Quanming Yao, James T. Kwok.
Year: 2018, Volume: 18, Issue: 179, Pages: 1−52
The use of convex regularizers allows for easy optimization, though they often produce biased estimation and inferior prediction performance. Recently, nonconvex regularizers have attracted a lot of attention and outperformed convex ones. However, the resultant optimization problem is much harder. In this paper, a popular subclass of $\ell_1$-based nonconvex sparsity-inducing and low-rank regularizers is considered. This includes nonconvex variants of lasso, sparse group lasso, tree- structured lasso, nuclear norm and total variation regularizers.

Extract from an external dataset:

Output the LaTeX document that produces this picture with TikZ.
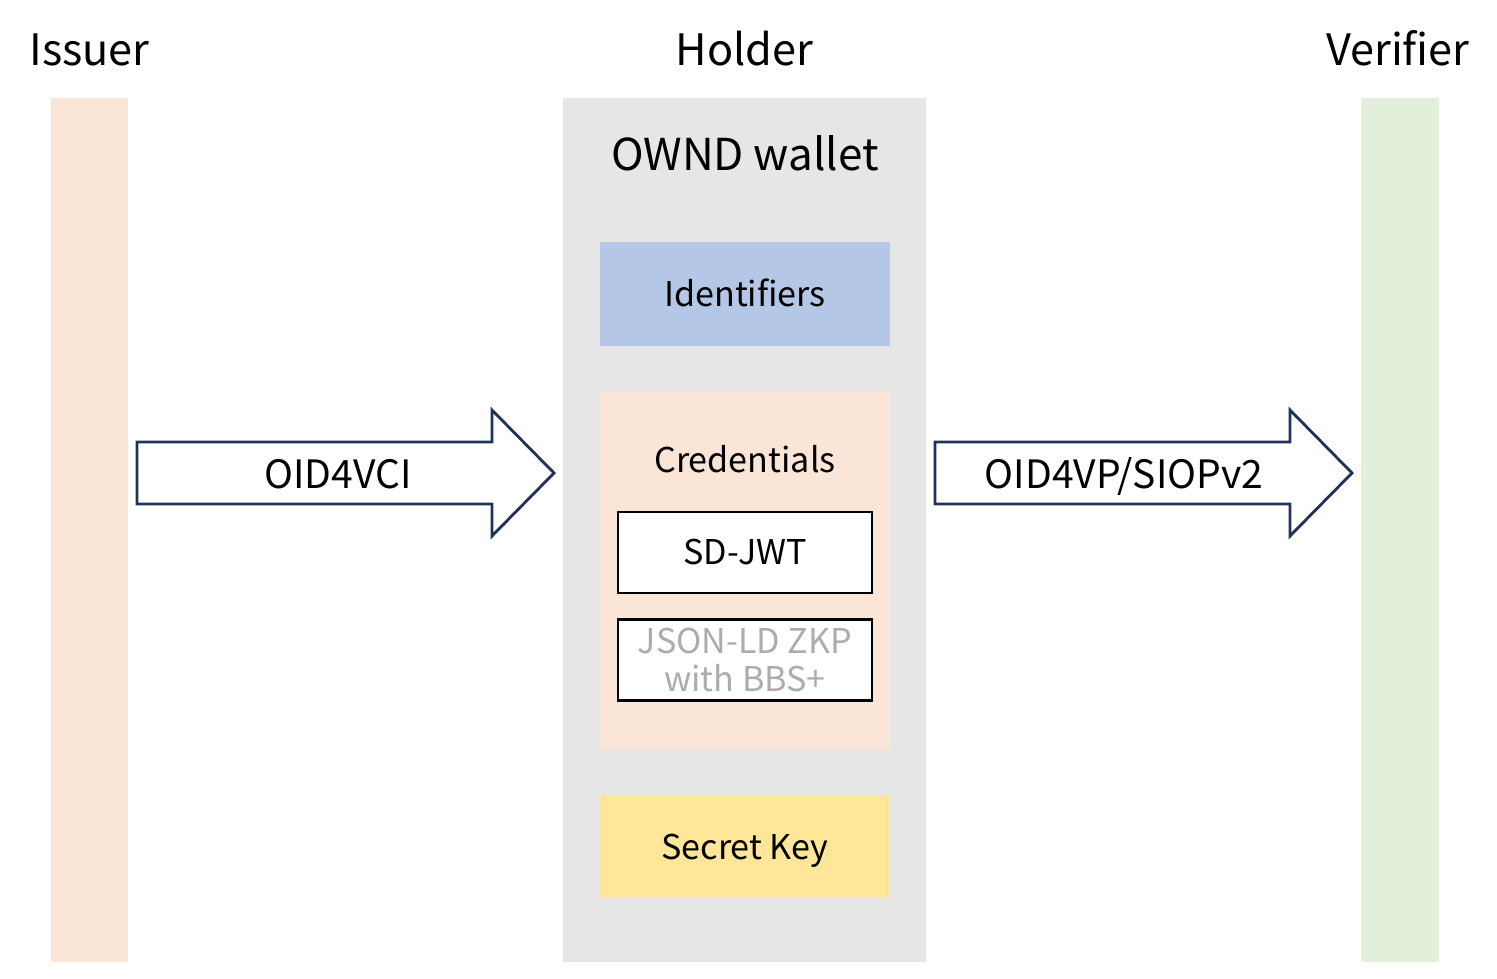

We propose to move the nonconvexity from the regularizer to the loss. The nonconvex regularizer is then transformed to a familiar convex one, while the resultant loss function can still be guaranteed to be smooth. Learning with the convexified regularizer can be performed by existing efficient algorithms originally designed for convex regularizers (such as the proximal algorithm, Frank-Wolfe algorithm, alternating direction method of multipliers and stochastic gradient descent). This is further extended to consider cases where the convexified regularizer does not have a closed-form proximal step, and when the loss function is nonconvex nonsmooth. Extensive experiments on a variety of machine learning application scenarios show that optimizing the transformed problem is much faster than running the state-of-the-art on the original problem.